University of New South Wales (AUSTRALIA)
About this paper:
Appears in: ICERI2012 Proceedings
Publication year: 2012
Pages: 2472-2481
ISBN: 978-84-616-0763-1
ISSN: 2340-1095
Conference name: 5th International Conference of Education, Research and Innovation
Dates: 19-21 November, 2012
Location: Madrid, Spain
The profession of industrial design is credited for the everyday products that help make our daily lives pleasurable; it is equally implicated in the stylistic obsolescence, excessive consumption, and mountains of landfill where most short-lived stuff get discarded at the end of their useful lives. The current state of our global environment dictates that we re-examine the unsustainable consequences of our practices, and education is seen to hold the key to progressing towards a more habitable world.
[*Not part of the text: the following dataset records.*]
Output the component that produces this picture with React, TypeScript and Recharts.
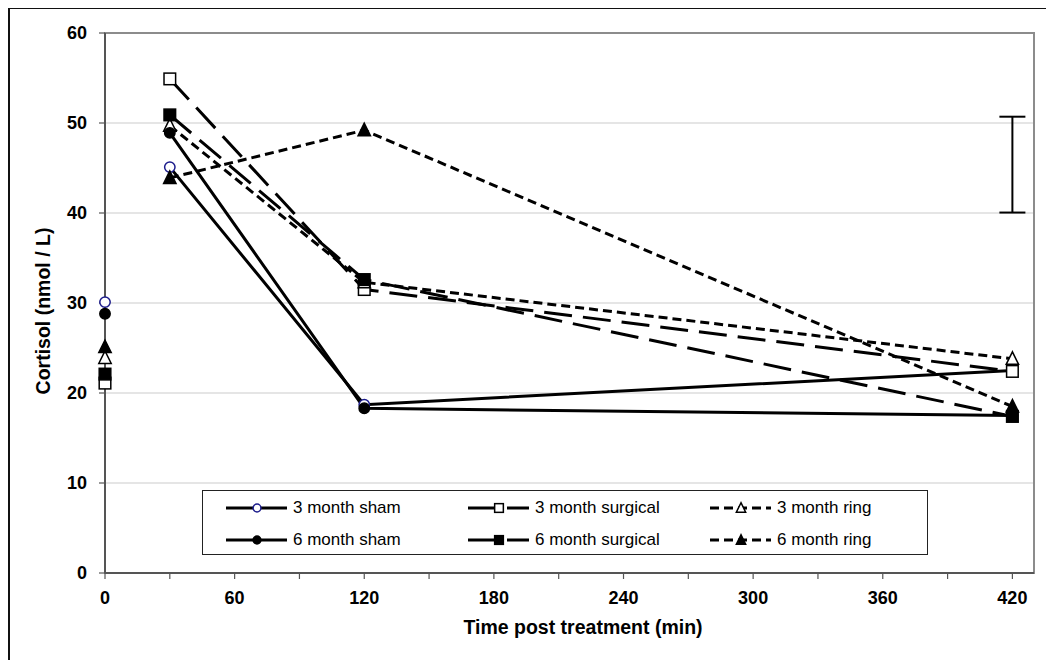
import React from 'react';
import {
  ComposedChart,
  Line,
  Scatter,
  XAxis,
  YAxis,
  CartesianGrid,
  ErrorBar,
  ReferenceArea,
  Legend,
} from 'recharts';

// ---------- data ----------
const seriesKeys = ['sham3', 'surg3', 'ring3', 'sham6', 'surg6', 'ring6'];
const seriesLabels = [
  '3 month sham',
  '3 month surgical',
  '3 month ring',
  '6 month sham',
  '6 month surgical',
  '6 month ring',
];
const baselineTime = 0;
const gapTime = 15;
const timePoints = [30, 120, 420];
const baselineValues = [30.1, 21.1, 23.9, 28.8, 22.1, 25.1];
const sham3Values = [45.1, 18.7, 22.5];
const surg3Values = [54.9, 31.5, 22.4];
const ring3Values = [49.7, 32.3, 23.8];
const sham6Values = [48.9, 18.3, 17.5];
const surg6Values = [50.9, 32.6, 17.4];
const ring6Values = [43.9, 49.2, 18.5];
const seriesValues = [sham3Values, surg3Values, ring3Values, sham6Values, surg6Values, ring6Values];

const errorBarTime = 420;
const errorBarLow = 40.05;
const errorBarHigh = 50.7;

const xTicks = [0, 30, 60, 90, 120, 150, 180, 210, 240, 270, 300, 330, 360, 390, 420];
const yTicks = [0, 10, 20, 30, 40, 50, 60];

// ---------- build table ----------
const baselineRow: any = { t: baselineTime };
seriesKeys.forEach((k, i) => (baselineRow[k] = baselineValues[i]));
const gapRow: any = { t: gapTime };
seriesKeys.forEach((k) => (gapRow[k] = null));
const rows: any[] = [baselineRow, gapRow];
timePoints.forEach((t, j) => {
  const r: any = { t };
  seriesKeys.forEach((k, i) => (r[k] = seriesValues[i][j]));
  rows.push(r);
});
const errorData = [
  {
    t: errorBarTime,
    mid: (errorBarLow + errorBarHigh) / 2,
    err: (errorBarHigh - errorBarLow) / 2,
  },
];

// ---------- styles ----------
type Shape = 'circle' | 'square' | 'triangle';
const shapes: Shape[] = ['circle', 'square', 'triangle', 'circle', 'square', 'triangle'];
const filled = [false, false, false, true, true, true];
const markerStroke = ['#1c1c8c', '#000', '#000', '#000', '#000', '#000'];
const dashes = ['', '28 11', '9 5', '', '28 11', '9 5'];
const FONT = '"Liberation Sans", Arial, sans-serif';

function Marker({ shape, cx, cy, fill, stroke, s = 1 }: any) {
  if (shape === 'circle') {
    return <circle cx={cx} cy={cy} r={5.2 * s} fill={fill} stroke={stroke} strokeWidth={1.5} />;
  }
  if (shape === 'square') {
    const h = 5.8 * s;
    return (
      <rect x={cx - h} y={cy - h} width={2 * h} height={2 * h} fill={fill} stroke={stroke} strokeWidth={1.5} />
    );
  }
  return (
    <polygon
      points={`${cx},${cy - 7 * s} ${cx - 6.2 * s},${cy + 5.5 * s} ${cx + 6.2 * s},${cy + 5.5 * s}`}
      fill={fill}
      stroke={stroke}
      strokeWidth={1.5}
    />
  );
}

const makeDot = (i: number) => (props: any) => {
  const { cx, cy, index } = props;
  const k = `${seriesKeys[i]}-dot-${index}`;
  if (typeof cx !== 'number' || typeof cy !== 'number' || props.value == null || isNaN(cy)) {
    return <g key={k} />;
  }
  return (
    <g key={k}>
      <Marker
        shape={shapes[i]}
        cx={cx}
        cy={cy}
        fill={filled[i] ? '#000' : '#fff'}
        stroke={markerStroke[i]}
      />
    </g>
  );
};

function LegendBox() {
  return (
    <div
      style={{
        width: 726,
        height: 65,
        border: '1.5px solid #222',
        boxSizing: 'border-box',
        position: 'relative',
        background: '#fff',
        fontFamily: FONT,
        fontSize: 17,
        color: '#000',
      }}
    >
      {seriesLabels.map((label, i) => {
        const col = i % 3;
        const row = Math.floor(i / 3);
        return (
          <div
            key={label}
            style={{
              position: 'absolute',
              left: 23 + col * 242,
              top: 8 + row * 32,
              height: 18,
              display: 'flex',
              alignItems: 'center',
              whiteSpace: 'nowrap',
            }}
          >
            <svg width={62} height={18} style={{ display: 'block' }}>
              <line
                x1={0}
                y1={9}
                x2={61}
                y2={9}
                stroke="#000"
                strokeWidth={3}
                strokeDasharray={dashes[i] || undefined}
              />
              <Marker
                shape={shapes[i]}
                cx={31}
                cy={9}
                s={0.75}
                fill={filled[i] ? '#000' : '#fff'}
                stroke={markerStroke[i]}
              />
            </svg>
            <span style={{ marginLeft: 5, lineHeight: '18px' }}>{label}</span>
          </div>
        );
      })}
    </div>
  );
}

const xTickFmt = (v: number) => (v % 60 === 0 ? String(v) : '');

export default function App() {
  return (
    <div style={{ position: 'relative', width: 1046, height: 652 }}>
      <ComposedChart
        width={1046}
        height={652}
        data={rows}
        margin={{ top: 25, right: 20, bottom: 0, left: 0 }}
        style={{ fontFamily: FONT }}
      >
        <CartesianGrid vertical={false} stroke="#cccccc" strokeWidth={1.2} />
        <ReferenceArea
          x1={0}
          x2={430}
          y1={0}
          y2={60}
          fill="none"
          stroke="#8c8c8c"
          strokeWidth={2}
          ifOverflow="visible"
        />
        <XAxis
          type="number"
          dataKey="t"
          domain={[0, 430]}
          ticks={xTicks}
          tickFormatter={xTickFmt}
          interval={0}
          height={87}
          tickSize={6}
          tickMargin={12}
          axisLine={{ stroke: '#555', strokeWidth: 2 }}
          tickLine={{ stroke: '#555', strokeWidth: 1.2 }}
          tick={{ fill: '#000', fontSize: 18, fontWeight: 700, fontFamily: FONT }}
          label={(props: any) => (
            <text
              x={575}
              y={626}
              textAnchor="middle"
              fontFamily={FONT}
              fontSize={19.5}
              fontWeight={700}
              fill="#000"
            >
              Time post treatment (min)
            </text>
          )}
        />
        <YAxis
          type="number"
          domain={[0, 60]}
          ticks={yTicks}
          interval={0}
          width={97}
          tickSize={6}
          tickMargin={12}
          axisLine={{ stroke: '#555', strokeWidth: 2 }}
          tickLine={{ stroke: '#555', strokeWidth: 1.2 }}
          tick={{ fill: '#000', fontSize: 18, fontWeight: 700, fontFamily: FONT }}
          label={(props: any) => (
            <text
              x={35}
              y={303}
              transform="rotate(-90 35 303)"
              textAnchor="middle"
              dominantBaseline="central"
              fontFamily={FONT}
              fontSize={19.5}
              fontWeight={700}
              fill="#000"
            >
              Cortisol (nmol / L)
            </text>
          )}
        />
        <Legend
          layout="vertical"
          align="center"
          verticalAlign="middle"
          content={() => <LegendBox />}
          wrapperStyle={{ left: 194, top: 482, width: 726, height: 65 }}
        />
        {seriesKeys.map((k, i) => (
          <Line
            key={k}
            type="linear"
            dataKey={k}
            name={seriesLabels[i]}
            stroke="#000"
            strokeWidth={3}
            strokeDasharray={dashes[i] || undefined}
            dot={makeDot(i)}
            activeDot={false}
            isAnimationActive={false}
            connectNulls={false}
          />
        ))}
        <Scatter
          data={errorData}
          dataKey="mid"
          shape={() => <g />}
          legendType="none"
          isAnimationActive={false}
        >
          <ErrorBar
            dataKey="err"
            direction="y"
            width={13}
            stroke="#000"
            strokeWidth={2}
            isAnimationActive={false}
          />
        </Scatter>
      </ComposedChart>
      <div
        style={{
          position: 'absolute',
          left: 0,
          top: -1,
          width: 1046,
          height: 653,
          borderLeft: '2px solid #111',
          borderTop: '2px solid #111',
          boxSizing: 'border-box',
          pointerEvents: 'none',
          zIndex: 5,
        }}
      />
    </div>
  );
}
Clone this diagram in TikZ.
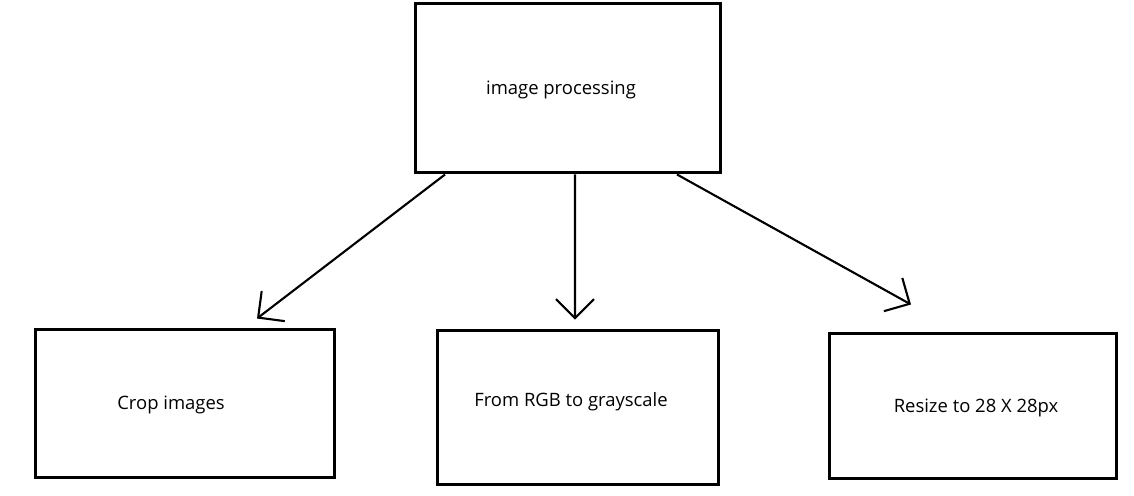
\documentclass[tikz,border=0pt]{standalone}
\usepackage{fontspec}
\setmainfont{Open Sans}
\usetikzlibrary{arrows.meta}

\begin{document}
\begin{tikzpicture}[
x = 0.02cm, y = -0.02cm,
every label/.style = {font=\fontsize{10.5}{12}\selectfont, inner sep=0pt},
every edge/.style = {draw, -{Straight Barb[length=0.38cm, width=0.76cm]}, line width=1.2pt, black},
       box/.style = {draw, line width=1.7pt, inner sep=0pt}
                    ]
\useasboundingbox (0,0) rectangle (1134,496);

% the texts sit a little off the box centres
\node (proc)   [box, minimum width=6.12cm, minimum height=3.40cm,
                label={[xshift=-0.14cm, yshift=-0.04cm]center:image processing}]      at (568,88)    {};
\node (crop)   [box, minimum width=6.00cm, minimum height=2.98cm,
                label={[xshift=-0.28cm, yshift=-0.03cm]center:Crop images}]           at (185,403.5) {};
\node (gray)   [box, minimum width=5.64cm, minimum height=3.10cm,
                label={[xshift=-0.14cm, yshift=0.11cm]center:From RGB to grayscale}] at (578,407.5) {};
\node (resize) [box, minimum width=5.76cm, minimum height=2.92cm,
                label={[xshift=0.06cm, yshift=-0.04cm]center:Resize to 28 X 28px}]    at (973,406)   {};

% arrow tips stop short of the boxes
\coordinate (tip-crop)   at ([xshift=1.44cm, yshift=0.18cm]crop.north);
\coordinate (tip-gray)   at ([xshift=-0.06cm, yshift=0.18cm]gray.north);
\coordinate (tip-resize) at ([xshift=-1.24cm, yshift=0.54cm]resize.north);

\draw   ([xshift=-2.46cm]proc.south) edge (tip-crop)
        ([xshift=0.14cm]proc.south)  edge (tip-gray)
        ([xshift=2.18cm]proc.south)  edge (tip-resize);
\end{tikzpicture}
\end{document}
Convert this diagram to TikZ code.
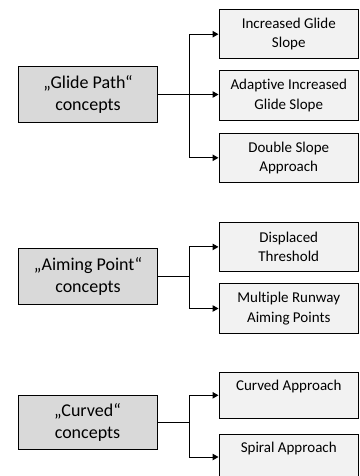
\documentclass[tikz,border=0pt]{standalone}
\usepackage{fontspec}
\setmainfont{Carlito}[Ligatures={NoCommon}]
\usetikzlibrary{arrows.meta}
\definecolor{lfill}{HTML}{D9D9D9}
\definecolor{rfill}{HTML}{F2F2F2}
\tikzset{
  lbox/.style={draw=black, fill=lfill, line width=1pt, minimum width=139pt, minimum height=56pt, inner sep=0pt, align=center, font=\fontsize{18}{22}\selectfont},
  rbox/.style={draw=black, fill=rfill, line width=1pt, minimum width=139.5pt, minimum height=49.5pt, inner sep=0pt, align=center, font=\fontsize{15}{19.5}\selectfont},
  conn/.style={line width=1pt, draw=black},
  arr/.style={conn, -{Triangle[length=6pt,width=6.5pt]}}
}
\begin{document}
\begin{tikzpicture}[x=1pt,y=1pt]
\useasboundingbox (0,0) rectangle (359,-476);
\clip (0,0) rectangle (359,-476);
% group 1
\node[lbox] (L1) at (88,-94.5) {„Glide Path“\\concepts};
\node[rbox] (R1) at (288.75,-34.2) {Increased Glide\\Slope};
\node[rbox] (R2) at (288.75,-95.4) {Adaptive Increased\\Glide Slope};
\node[rbox] (R3) at (288.75,-157.8) {Double Slope\\Approach};
\coordinate (J1) at (189,-94.5);
\draw[conn] (L1.east) -- (J1);
\draw[arr] (J1) |- (R1.west);
\draw[arr] (J1) -- (R2.west|-J1);
\draw[arr] (J1) |- (R3.west);
% group 2
\node[lbox] (L2) at (88,-276.5) {„Aiming Point“\\concepts};
\node[rbox] (R4) at (288.75,-246.9) {Displaced\\Threshold};
\node[rbox] (R5) at (288.75,-308.5) {Multiple Runway\\Aiming Points};
\coordinate (J2) at (189,-276.5);
\draw[conn] (L2.east) -- (J2);
\draw[arr] (J2) |- (R4.west);
\draw[arr] (J2) |- (R5.west);
% group 3
\node[lbox, minimum width=139pt, minimum height=54pt] (L3) at (87.5,-422) {„Curved“\\concepts};
\node[rbox, minimum height=45.5pt] (R6) at (288.75,-395.3) {Curved Approach\\~};
\node[rbox, minimum height=45.5pt] (R7) at (288.75,-457) {Spiral Approach\\~};
\coordinate (J3) at (189,-422);
\draw[conn] (L3.east) -- (J3);
\draw[arr] (J3) |- (R6.west);
\draw[arr] (J3) |- (R7.west);
\end{tikzpicture}
\end{document}
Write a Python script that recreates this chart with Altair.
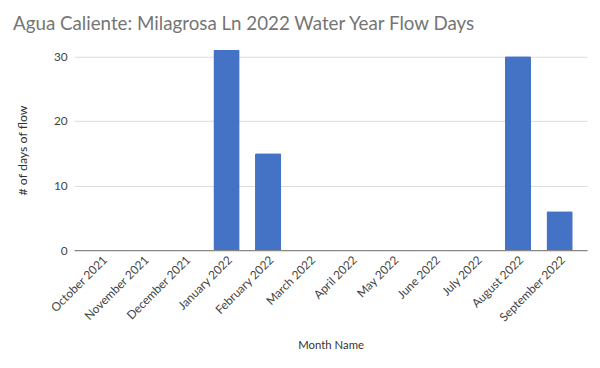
import altair as alt
import pandas as pd

months = ["October 2021", "November 2021", "December 2021", "January 2022",
          "February 2022", "March 2022", "April 2022", "May 2022", "June 2022",
          "July 2022", "August 2022", "September 2022"]
flow_days = [0, 0, 0, 31, 15, 0, 0, 0, 0, 0, 30, 6]
y_ticks = [0, 10, 20, 30]

df = pd.DataFrame({"Month Name": months, "days": flow_days})

FONT = "Lato"

chart = alt.Chart(df).mark_bar(color="#4472c4", cornerRadiusTopLeft=1.5, cornerRadiusTopRight=1.5).encode(
    x=alt.X("Month Name:N", sort=months,
            scale=alt.Scale(paddingInner=0.37, paddingOuter=0.345),
            axis=alt.Axis(labelAngle=-45, labelAlign="right", labelBaseline="top",
                          labelFontSize=12, labelColor="#444", ticks=False,
                          domainColor="#888", domainWidth=1.2,
                          titleFontSize=11.5, titleColor="#333", titleFontWeight="normal",
                          titlePadding=17, labelPadding=4)),
    y=alt.Y("days:Q", title="# of days of flow",
            scale=alt.Scale(domain=[0, 31], nice=False),
            axis=alt.Axis(values=y_ticks, ticks=False, domain=False,
                          gridColor="#dcdcdc", labelFontSize=12, labelColor="#444",
                          labelPadding=7, titleFontSize=12.5, titleColor="#333",
                          titleFontWeight="normal", titlePadding=24)),
).properties(
    width=520, height=203,
    title=alt.Title("Agua Caliente: Milagrosa Ln 2022 Water Year Flow Days",
                    anchor="start", frame="bounds", fontSize=19, color="#757575",
                    fontWeight="normal", offset=16, dx=-4),
).configure(font=FONT).configure_view(stroke=None)

chart.save("out.html", embed_options={"renderer": "svg", "actions": False})
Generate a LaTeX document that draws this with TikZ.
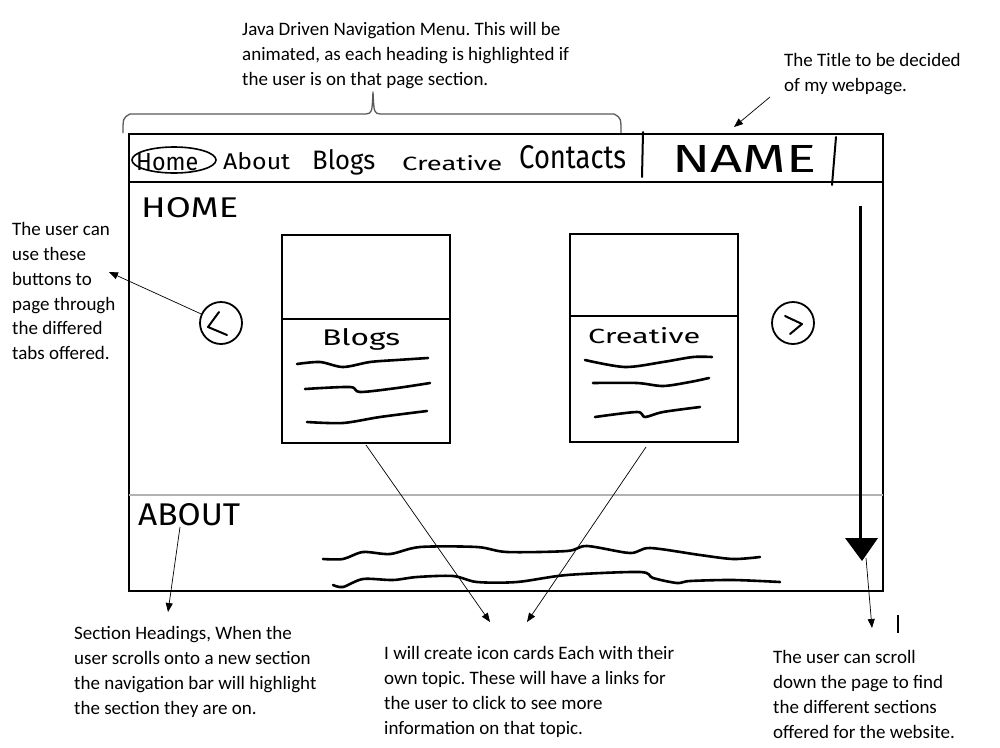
\documentclass[tikz,border=0pt]{standalone}
\usepackage{fontspec}
\usepackage{graphicx}
\setmainfont{Carlito}
\newfontfamily\handfont{Fira Sans}
\usetikzlibrary{arrows.meta}
\newcommand{\hw}[3]{\resizebox{#1pt}{#2pt}{\handfont #3}}
\begin{document}
\frenchspacing
\begin{tikzpicture}[x=1pt,y=-1pt,
  note/.style={font=\fontsize{19}{24.9}\selectfont, align=left, anchor=north west, inner sep=0pt},
  word/.style={anchor=base west, inner sep=0pt},
  frameline/.style={line width=1.8pt},
  cardbox/.style={draw, line width=2.2pt, minimum width=168pt, minimum height=208pt, inner sep=0pt},
  btn/.style={draw, circle, line width=1.8pt, minimum size=42pt, inner sep=0pt},
  squig/.style={line width=2.6pt, line cap=round, line join=round},
  ann/.style={-{Triangle[length=9pt,width=7pt]}, line width=0.7pt},
  chev/.style={line width=2pt, line cap=round, line join=round}]
\useasboundingbox (0,0) rectangle (1000,747);
\fill[white] (0,0) rectangle (1000,747);

% annotations
\node[note] (topnote) at (242,22) {Java Driven Navigation Menu. This will be\\animated, as each heading is highlighted if\\the user is on that page section.};
\node[note] (titlenote) at (784,53) {The Title to be decided\\of my webpage.};
\node[note] (btnnote) at (12,222) {The user can\\use these\\buttons to\\page through\\the differed\\tabs offered.};
\node[note] (secnote) at (74,626) {Section Headings, When the\\user scrolls onto a new section\\the navigation bar will highlight\\the section they are on.};
\node[note] (cardnote) at (384,646) {I will create icon cards Each with their\\own topic. These will have a links for\\the user to click to see more\\information on that topic.};
\node[note] (scrollnote) at (773,650) {The user can scroll\\down the page to find\\the different sections\\offered for the website.};

% brace
\draw[line width=1.3pt, black!65, line join=round]
  (123,133) .. controls (123,118) .. (130,114) -- (366,114) .. controls (372,113) .. (373,92)
  .. controls (374,113) .. (380,114) -- (614,114) .. controls (621,118) .. (621,133);

% frame
\draw[frameline] (129,134) rectangle (883,591);
\draw[line width=2.8pt] (129,182) -- (883,182);
\draw[line width=2.6pt, black!30] (129,495) -- (883,495);

% nav bar
\draw[line width=1.6pt] (174,160) ellipse (42pt and 13pt);
\node[word] (home) at (136,170) {\hw{62}{17}{Home}};
\node[word] (about) at (223,169) {\hw{67}{17}{About}};
\node[word] (blogs) at (312,169) {\hw{63}{20}{Blogs}};
\node[word] (creative) at (402,170) {\hw{100}{15}{Creative}};
\node[word] (contacts) at (519,168) {\hw{107}{23}{Contacts}};
\draw[line width=2pt, line cap=round] (643,132) -- (642,177);
\draw[line width=2pt, line cap=round] (836,137) -- (832,185);
\node[word] (name) at (672,172) {\hw{144}{27}{NAME}};

% section headings
\node[word] (homehead) at (141,217) {\hw{97}{20}{HOME}};
\node[word] (abouthead) at (138,525) {\hw{102}{22}{ABOUT}};

% buttons
\node[btn] (prev) at (221,323) {};
\node[btn] (next) at (793,323) {};
\draw[chev] (219,312) -- (208,327) -- (227,335);
\draw[chev] (785,316) -- (802,324) -- (790,334);

% cards
\node[cardbox] (card1) at (366,339) {};
\node[cardbox] (card2) at (654,338) {};
\draw[line width=2.2pt] (282,319) -- (450,319);
\draw[line width=2.2pt] (570,316) -- (738,316);
\node[word] (blogslbl) at (322,345) {\hw{78}{17}{Blogs}};
\node[word] (creativelbl) at (588,343) {\hw{112}{16}{Creative}};

\draw[squig] plot[smooth] coordinates {(297,364) (320,362) (343,367) (370,362) (397,360) (428,358)};
\draw[squig] plot[smooth] coordinates {(305,389) (350,387) (360,392) (397,388) (430,383)};
\draw[squig] plot[smooth] coordinates {(307,422) (343,423) (380,417) (427,411)};
\draw[squig] plot[smooth] coordinates {(585,360) (625,367) (663,362) (693,357) (712,357)};
\draw[squig] plot[smooth] coordinates {(593,383) (637,383) (663,386) (690,382) (709,378)};
\draw[squig] plot[smooth] coordinates {(595,417) (637,412) (645,417) (663,412) (700,407)};

% about squiggles
\draw[squig] plot[smooth] coordinates {(323,559) (343,559) (363,552) (390,554) (420,547) (477,547) (507,552) (567,551) (587,546) (630,553) (650,548) (700,555) (733,559) (760,557)};
\draw[squig] plot[smooth] coordinates {(333,585) (343,587) (363,579) (393,580) (417,577) (453,576) (477,582) (517,582) (567,575) (640,572) (653,578) (677,583) (690,581) (733,580) (780,582)};

% scroll arrow
\coordinate (scrolltop) at (860,206);
\coordinate (scrollhead) at (860,539);
\draw[line width=3pt] (scrolltop) -- (scrollhead);
\fill (845,538) -- (878,538) -- (862,561) -- cycle;

% connectors
\coordinate (titletail) at (770,97);
\coordinate (titletip) at (734,127);
\draw[ann] (titletail) -- (titletip);
\coordinate (btntip) at (109,272);
\draw[ann] (prev) -- (btntip);
\coordinate (abouttail) at (180,527);
\coordinate (abouttip) at (168,612);
\draw[ann] (abouttail) -- (abouttip);
\coordinate (card1tail) at (366,445);
\coordinate (card1tip) at (490,622);
\draw[ann] (card1tail) -- (card1tip);
\coordinate (card2tail) at (646,447);
\coordinate (card2tip) at (527,622);
\draw[ann] (card2tail) -- (card2tip);
\coordinate (scrolltail) at (866,558);
\coordinate (scrolltip) at (872,628);
\draw[ann] (scrolltail) -- (scrolltip);

% stray mark
\draw[line width=1.2pt] (898,615) -- (898,633);
\end{tikzpicture}
\end{document}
This paper investigates how design universities are training future generations of product creators to become more responsible practitioners and thinkers and cognizant of the impacts of their profession. There is evidence that several design education institutions have started to seriously consider their broader responsibilities to society and to the planet, and some degrees in sustainable design have become available. It scrutinizes the undergraduate and postgraduate industrial design programs of universities in 43 countries around the world, searching for evidences of both ecologically sustainable and socially responsible design in their program descriptions, curricula, syllabi, and student portfolios. Website content analysis was used to understand how universities are showing commitment and capability in promoting the teaching and learning of sustainable and responsible design. This research will be useful for design educators who wish to benchmark and learn how other institutions are addressing issues of design ethics, sustainability and responsibility.
Industrial design education, sustainable design, responsible design.